GIVEN TASK:
Copy out the data exactly, leaving the pictures behind.

++++++++++++++++++++

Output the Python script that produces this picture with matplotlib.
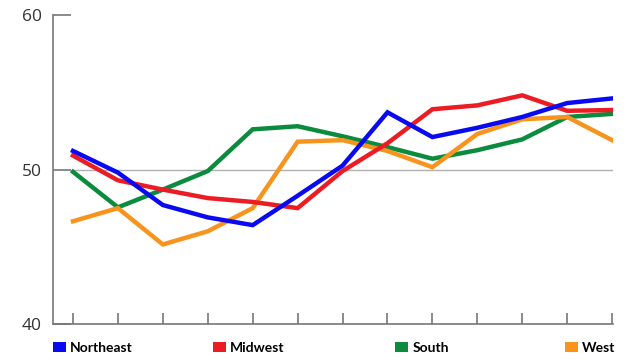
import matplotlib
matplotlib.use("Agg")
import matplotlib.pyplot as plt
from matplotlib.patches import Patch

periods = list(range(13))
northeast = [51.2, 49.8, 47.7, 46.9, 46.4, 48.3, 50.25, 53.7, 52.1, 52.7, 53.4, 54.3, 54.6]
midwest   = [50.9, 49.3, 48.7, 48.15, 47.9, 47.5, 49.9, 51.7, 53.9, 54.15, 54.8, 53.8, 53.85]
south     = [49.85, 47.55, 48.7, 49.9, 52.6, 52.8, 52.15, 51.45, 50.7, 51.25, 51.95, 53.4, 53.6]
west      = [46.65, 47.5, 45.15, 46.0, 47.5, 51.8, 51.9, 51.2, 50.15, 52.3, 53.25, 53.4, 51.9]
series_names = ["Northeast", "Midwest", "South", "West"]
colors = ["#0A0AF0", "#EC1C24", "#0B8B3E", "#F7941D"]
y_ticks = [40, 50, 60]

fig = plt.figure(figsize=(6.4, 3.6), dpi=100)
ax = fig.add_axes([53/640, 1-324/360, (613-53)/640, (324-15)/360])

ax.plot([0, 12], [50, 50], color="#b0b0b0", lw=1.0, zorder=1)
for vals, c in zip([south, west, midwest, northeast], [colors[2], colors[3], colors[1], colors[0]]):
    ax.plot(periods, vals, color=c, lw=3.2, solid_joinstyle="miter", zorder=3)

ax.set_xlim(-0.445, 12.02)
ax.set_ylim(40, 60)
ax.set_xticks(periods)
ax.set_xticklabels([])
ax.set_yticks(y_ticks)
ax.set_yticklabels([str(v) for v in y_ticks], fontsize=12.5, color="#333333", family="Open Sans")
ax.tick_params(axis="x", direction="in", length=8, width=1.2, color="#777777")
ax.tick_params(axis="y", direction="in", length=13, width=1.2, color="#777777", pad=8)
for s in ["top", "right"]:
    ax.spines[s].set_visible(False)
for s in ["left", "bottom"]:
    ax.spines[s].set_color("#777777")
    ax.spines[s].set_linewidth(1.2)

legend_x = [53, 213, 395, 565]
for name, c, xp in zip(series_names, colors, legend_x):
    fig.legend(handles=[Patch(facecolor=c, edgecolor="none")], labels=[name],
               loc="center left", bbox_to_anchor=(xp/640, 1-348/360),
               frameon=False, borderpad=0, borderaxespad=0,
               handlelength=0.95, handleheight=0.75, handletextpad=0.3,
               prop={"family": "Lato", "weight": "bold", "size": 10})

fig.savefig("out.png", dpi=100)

++++++++++++++++++++

EXPECTED ANSWER:
Output the Python script that produces this picture with matplotlib.
import matplotlib
matplotlib.use("Agg")
import matplotlib.pyplot as plt
from matplotlib.patches import Patch

periods = list(range(13))
northeast = [51.2, 49.8, 47.7, 46.9, 46.4, 48.3, 50.25, 53.7, 52.1, 52.7, 53.4, 54.3, 54.6]
midwest   = [50.9, 49.3, 48.7, 48.15, 47.9, 47.5, 49.9, 51.7, 53.9, 54.15, 54.8, 53.8, 53.85]
south     = [49.85, 47.55, 48.7, 49.9, 52.6, 52.8, 52.15, 51.45, 50.7, 51.25, 51.95, 53.4, 53.6]
west      = [46.65, 47.5, 45.15, 46.0, 47.5, 51.8, 51.9, 51.2, 50.15, 52.3, 53.25, 53.4, 51.9]
series_names = ["Northeast", "Midwest", "South", "West"]
colors = ["#0A0AF0", "#EC1C24", "#0B8B3E", "#F7941D"]
y_ticks = [40, 50, 60]

fig = plt.figure(figsize=(6.4, 3.6), dpi=100)
ax = fig.add_axes([53/640, 1-324/360, (613-53)/640, (324-15)/360])

ax.plot([0, 12], [50, 50], color="#b0b0b0", lw=1.0, zorder=1)
for vals, c in zip([south, west, midwest, northeast], [colors[2], colors[3], colors[1], colors[0]]):
    ax.plot(periods, vals, color=c, lw=3.2, solid_joinstyle="miter", zorder=3)

ax.set_xlim(-0.445, 12.02)
ax.set_ylim(40, 60)
ax.set_xticks(periods)
ax.set_xticklabels([])
ax.set_yticks(y_ticks)
ax.set_yticklabels([str(v) for v in y_ticks], fontsize=12.5, color="#333333", family="Open Sans")
ax.tick_params(axis="x", direction="in", length=8, width=1.2, color="#777777")
ax.tick_params(axis="y", direction="in", length=13, width=1.2, color="#777777", pad=8)
for s in ["top", "right"]:
    ax.spines[s].set_visible(False)
for s in ["left", "bottom"]:
    ax.spines[s].set_color("#777777")
    ax.spines[s].set_linewidth(1.2)

legend_x = [53, 213, 395, 565]
for name, c, xp in zip(series_names, colors, legend_x):
    fig.legend(handles=[Patch(facecolor=c, edgecolor="none")], labels=[name],
               loc="center left", bbox_to_anchor=(xp/640, 1-348/360),
               frameon=False, borderpad=0, borderaxespad=0,
               handlelength=0.95, handleheight=0.75, handletextpad=0.3,
               prop={"family": "Lato", "weight": "bold", "size": 10})

fig.savefig("out.png", dpi=100)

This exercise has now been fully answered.